An FCC IP captioned telephone services order and ruling largely takes effect July 27, though a reduced interim compensation rate for providers takes effect July 1, said a rule in Wednesday's Federal Register. Modified information collection requirements for providers won't take effect until approved by the Office of Management and Budget under the Paperwork Reduction Act. Commissioners adopted the text of the order and declaratory ruling combined with a Further NPRM June 7 (see Notebook at end of 1806070021).
The FCC Wireline Bureau extended the deadline for comments on the FCC proceeding on long-term funding for voice and broadband networks in Puerto Rico and the U.S. Virgin Islands (see 1806120015), said an order Wednesday. Comments had been due July 5, replies July 18 but are now due July 26 and Aug. 8, respectively. Puerto Rico Telephone requested the three-week extension due to the complexity “when affected carriers are engaged in massive post-hurricane restoration efforts.” No one opposed the extension request, and the bureau said granting it is “appropriate” given the storm damage.
With the U.S., Canada and European countries producing “the same volumes of waste" and showing "little willingness, nor, at times, the infrastructure to deal with it at home rather than find new destinations,” the Basel Action Network urged South and Southeast Asian nations to ratify the Basel Ban Amendment to amend the Basel Convention agreed to by 194 countries to make it illegal to export such waste. Based on its GPS tracking, BAN said Tuesday, 40 percent of e-waste given recyclers is exported, mostly to Asia, with tracked devices arriving in Hong Kong, and increasingly Thailand and to Pakistan. In the region, Brunei, China, Indonesia, Malaysia and Sri Lanka ratified the agreement, it said, noting the amendment is three ratifications short of becoming international law.

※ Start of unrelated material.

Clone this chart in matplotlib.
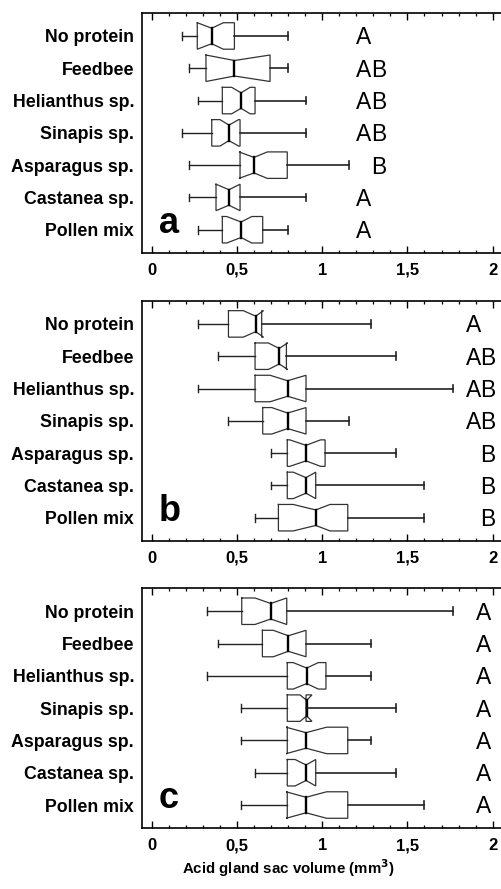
import numpy as np
import matplotlib
matplotlib.use("Agg")
import matplotlib.pyplot as plt

plt.rcParams['font.family'] = ['Liberation Sans', 'DejaVu Sans']

categories = ["No protein", "Feedbee", "Helianthus sp.", "Sinapis sp.",
              "Asparagus sp.", "Castanea sp.", "Pollen mix"]

# panel a
a_wlo = [0.18, 0.221, 0.27, 0.18, 0.221, 0.221, 0.27]
a_q1 = [0.267, 0.318, 0.414, 0.352, 0.518, 0.377, 0.414]
a_cilo = [0.267, 0.318, 0.469, 0.40, 0.512, 0.377, 0.44]
a_med = [0.352, 0.485, 0.524, 0.453, 0.60, 0.453, 0.524]
a_cihi = [0.42, 0.694, 0.577, 0.51, 0.678, 0.518, 0.587]
a_q3 = [0.485, 0.694, 0.606, 0.518, 0.795, 0.518, 0.651]
a_whi = [0.798, 0.798, 0.906, 0.906, 1.155, 0.906, 0.798]
a_groups = ["A", "AB", "AB", "AB", "B", "A", "A"]

# panel b
b_wlo = [0.27, 0.386, 0.27, 0.45, 0.699, 0.699, 0.607]
b_q1 = [0.45, 0.606, 0.606, 0.651, 0.795, 0.795, 0.743]
b_cilo = [0.537, 0.684, 0.694, 0.704, 0.81, 0.83, 0.83]
b_med = [0.61, 0.748, 0.797, 0.797, 0.905, 0.905, 0.962]
b_cihi = [0.655, 0.797, 0.905, 0.905, 0.99, 0.962, 1.046]
b_q3 = [0.645, 0.79, 0.905, 0.905, 1.017, 0.962, 1.15]
b_whi = [1.288, 1.434, 1.767, 1.155, 1.434, 1.595, 1.595]
b_groups = ["A", "AB", "AB", "AB", "B", "B", "B"]

# panel c
c_wlo = [0.323, 0.386, 0.323, 0.522, 0.522, 0.607, 0.522]
c_q1 = [0.528, 0.649, 0.795, 0.795, 0.795, 0.795, 0.795]
c_cilo = [0.606, 0.713, 0.83, 0.87, 0.788, 0.841, 0.788]
c_med = [0.698, 0.801, 0.909, 0.909, 0.905, 0.905, 0.905]
c_cihi = [0.792, 0.905, 0.977, 0.94, 1.026, 0.962, 1.026]
c_q3 = [0.792, 0.905, 1.022, 0.905, 1.15, 0.962, 1.15]
c_whi = [1.767, 1.288, 1.288, 1.434, 1.288, 1.434, 1.595]
c_groups = ["A", "A", "A", "A", "A", "A", "A"]

xticks = [0, 0.5, 1, 1.5, 2]
xticklabels = ["0", "0,5", "1", "1,5", "2"]


def draw_box(ax, p, wlo, q1, cilo, med, cihi, q3, whi):
    h = 0.41
    w = 0.24
    cap = 0.12
    xs = [q1, cilo, med, cihi, q3, q3, cihi, med, cilo, q1, q1]
    ys = [p - h, p - h, p - w, p - h, p - h, p + h, p + h, p + w, p + h, p + h, p - h]
    ax.plot(xs, ys, color="#333333", lw=0.9, solid_joinstyle="miter")
    ax.plot([med, med], [p - w, p + w], color="black", lw=1.7)
    ax.plot([wlo, q1], [p, p], color="#222222", lw=1.0)
    ax.plot([q3, whi], [p, p], color="#222222", lw=1.2)
    ax.plot([wlo, wlo], [p - cap, p + cap], color="#222222", lw=1.0)
    ax.plot([whi, whi], [p - cap, p + cap], color="#222222", lw=1.2)


panels = [
    ("a", 0.7154, a_wlo, a_q1, a_cilo, a_med, a_cihi, a_q3, a_whi, a_groups, 1.245),
    ("b", 0.3915, b_wlo, b_q1, b_cilo, b_med, b_cihi, b_q3, b_whi, b_groups, 1.886),
    ("c", 0.0683, c_wlo, c_q1, c_cilo, c_med, c_cihi, c_q3, c_whi, c_groups, 1.949),
]

fig = plt.figure(figsize=(5.01, 8.89), dpi=100)
left = 141.7 / 501

for name, y0, wlo, q1, cilo, med, cihi, q3, whi, groups, xcol in panels:
    ax = fig.add_axes([left, y0, 1.0 - left, 240.3 / 889])
    pos = np.arange(1, len(categories) + 1)
    for i, p in enumerate(pos):
        draw_box(ax, p, wlo[i], q1[i], cilo[i], med[i], cihi[i], q3[i], whi[i])
        g = groups[i]
        if "A" in g:
            ax.text(xcol, p + 0.06, "A", fontsize=16.5, ha="center", va="center")
        if "B" in g:
            ax.text(xcol + 0.087, p + 0.06, "B", fontsize=16.5, ha="center", va="center")
    ax.text(0.04, pos[-1] + 0.1, name, fontsize=26, fontweight="bold",
            ha="left", va="baseline")

    ax.set_xlim(-0.059, 2.049)
    ax.set_ylim(7.72, 0.28)
    ax.set_yticks(pos)
    ax.set_yticklabels(categories, fontsize=12.8, fontweight="bold")
    ax.tick_params(axis="y", length=0, pad=5.5)
    ax.set_xticks(xticks)
    ax.set_xticklabels(xticklabels, fontsize=12, fontweight="bold")
    ax.set_xticks(np.arange(0, 2.05, 0.1), minor=True)
    ax.tick_params(axis="x", which="major", direction="in", length=5,
                   width=1.0, top=True, pad=7)
    ax.tick_params(axis="x", which="minor", direction="in", length=2.5,
                   width=0.9, top=True)
    ax.spines["right"].set_visible(False)
    for s in ["left", "top", "bottom"]:
        ax.spines[s].set_linewidth(1.2)

fig.text(288 / 501, 1 - 868 / 889, "Acid gland sac volume (mm$^\\mathbf{3}$)",
         fontsize=10.8, fontweight="bold", ha="center", va="center")

fig.savefig("out.png", dpi=100)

A third of U.S. broadband homes own at least one product that can be controlled via smartphone, with smart home adoption growing alongside distributed energy resources such as renewable generation, battery storage and electric vehicles, said Parks Associates Monday. Four in five U.S. households believe having an energy-efficient home is important, said analyst Tom Kerber, saying smart home solutions are lowering barriers for consumer participation in energy programs. Of the 18 percent of U.S. broadband households that own a home automation device, 13 percent own a smart thermostat.
The DOJ and FTC approved procedural changes to Hart-Scott-Rodino premerger notification rules and instructions for filling out the form that companies use to report deals, the commission said Monday. It said the changes simplify and clarify language and allow email use in certain circumstances such as in granting early termination.